All these things kept coming to mind recently because I teach online now and lots of people are using the Carnegie unit formula to make all sorts of analogies for what we should do in our online classes. "In the classroom three hours a week for a three-unit class? Great. Be on those discussion boards three hours a week for your online class!" But my class is not a class in discussion; it's a class in composition. How many times have I been frustrated in my face-to-face class because so much time is wasted doing only the things I can do with twenty-five people (group work, whole-class discussion) rather than individual reading and writing consultations? Finally, the online environment doesn't chain us to the three hours of lecture plus six hours of homework formula that's been the law and the model since so long ago. 

It's not that I think my students shouldn't interact with each other. I love discussing literature with them and hearing them discuss it with each other. I loved being in English classes as a student and participating in discussions. Everyone knows that good writers must read a lot and talk about their reading.  

But the hard truth is that, to write an essay, a person must sit and be thoughtful and write alone.

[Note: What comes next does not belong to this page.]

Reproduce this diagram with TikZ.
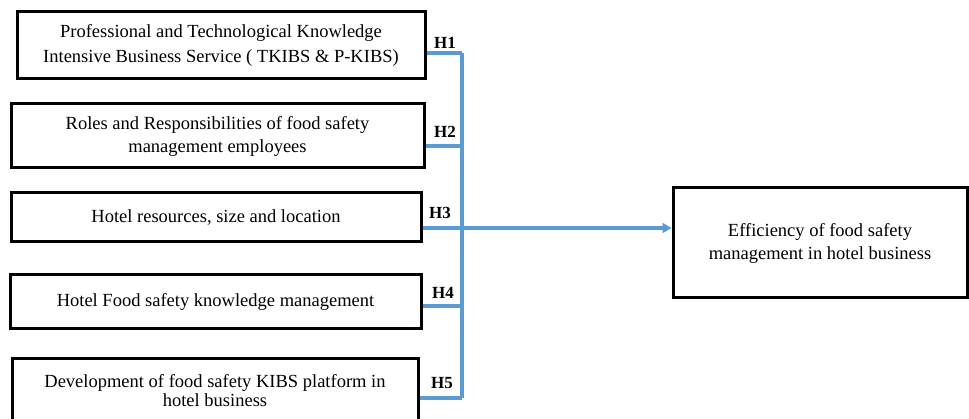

And the teacher must sit, also thoughtful and also alone, and read it. I can only read one person's essay at a time. I can discuss that essay with that person. Or maybe, at most, we could have three people and all have read each other's essays and be having a conversation. Large groups and the long hours in class prevent teachers from being able to give enough feedback on writing. I like being a college teacher more than a high school teacher because the college schedule gives me more time alone, both to provide meaningful commentary upon my students' writing and to prepare meaningful lessons for the time that we are together in large numbers in class. 

Lecturing to large groups of passive receptacles has long gone out of favor. So, why are we still using the Carnegie unit, which is based on that model of teaching? The Carnegie unit assumes a group of homogeneous, traditional students motivated enough to actively listen to that lecture. (It also assumes that one mode of delivery is best for all subjects.) We no longer assume that the lecture part will still work; why do we continue to assume that the three hours together will still work? 

In online classes students and teacher are not all effectively locked into a classroom together for a set amount of time. With this freedom, writing professors could spend more time providing better feedback on their students' essays and giving them more individualized attention than they can in their face-to-face classes. 

The Carnegie unit is an outmoded concept that should not be constraining the ways we imagine our online classes. Or our on-ground classes anymore. 

And who knows? It may not. As grades have become untrustworthy and students are now to be measured on student or course learning outcomes, will anyone care ultimately HOW a student achieves the outcome, as long as he/she does? The idea that everyone needs the exact same amount of time in class to achieve any particular outcome seems impossible to defend in this day and age.